Independence, Experimentalism, and Resistance to Law in the Department of Justice

Details

Author(s):
  • Norman Spaulding
Publish Date:
January 4, 2011
Publication Title:
63 Stanford Law Review 409
Format:
Journal Article
Citation(s):
  • Norman W. Spaulding, Independence, Experimentalism, and Resistance to Law in the Department of Justice, 63 Stanford Law Review 409 (2011)

Abstract

This Essay challenges the conventional wisdom that political accountability is sufficient to check abuse of power and lawlessness in the executive branch in the vast areas of executive action that are not regularly subject to judicial review.

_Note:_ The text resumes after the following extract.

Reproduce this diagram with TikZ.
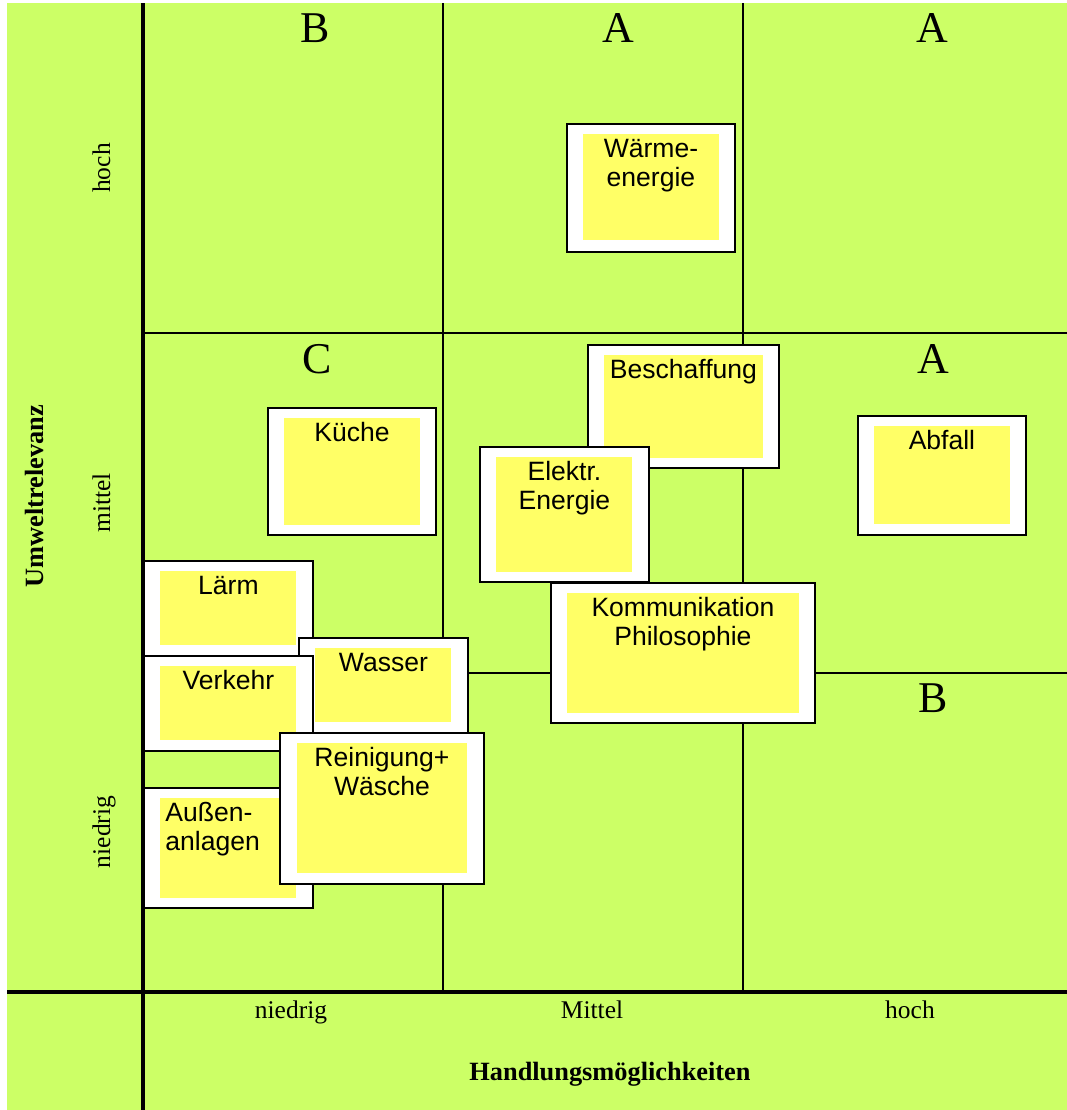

The Essay studies two examples in the long history of partisan appointment of high-ranking government lawyers (Roger Taney’s work for Andrew Jackson in the dispute over the Second National Bank, and the recruitment and work of agency lawyers in the first wave of the New Deal) to demonstrate that lawyers working in the Bush Administration Department of Justice were unique neither in their attitude toward constitutional constraints on the executive, nor in their identification with and desire to promote the Administration’s agenda. Nearly exclusive reliance on political accountability invites an ideologically charged approach to the provision of legal advice to the President, particularly in times of national crisis when the President’s practical and constitutional powers—his “authority of initiative”—are at their peak. The result is that lawyers charged with exercising independent professional judgment to define and preserve the boundaries of permissible executive branch action often assist the President in moving, manipulating, or simply ignoring these boundaries and hence altering the very framework in which controversial executive action is assessed after the fact. In areas in which transparency ensures the supervision of Congress and the electorate, this “extralegal” approach to law reform is less controversial. But in areas such as national security, where transparency is weak at best, the danger of unchecked lawlessness is acute indeed. The Essay considers structural options to ensure that the Department of Justice provides genuinely independent legal advice.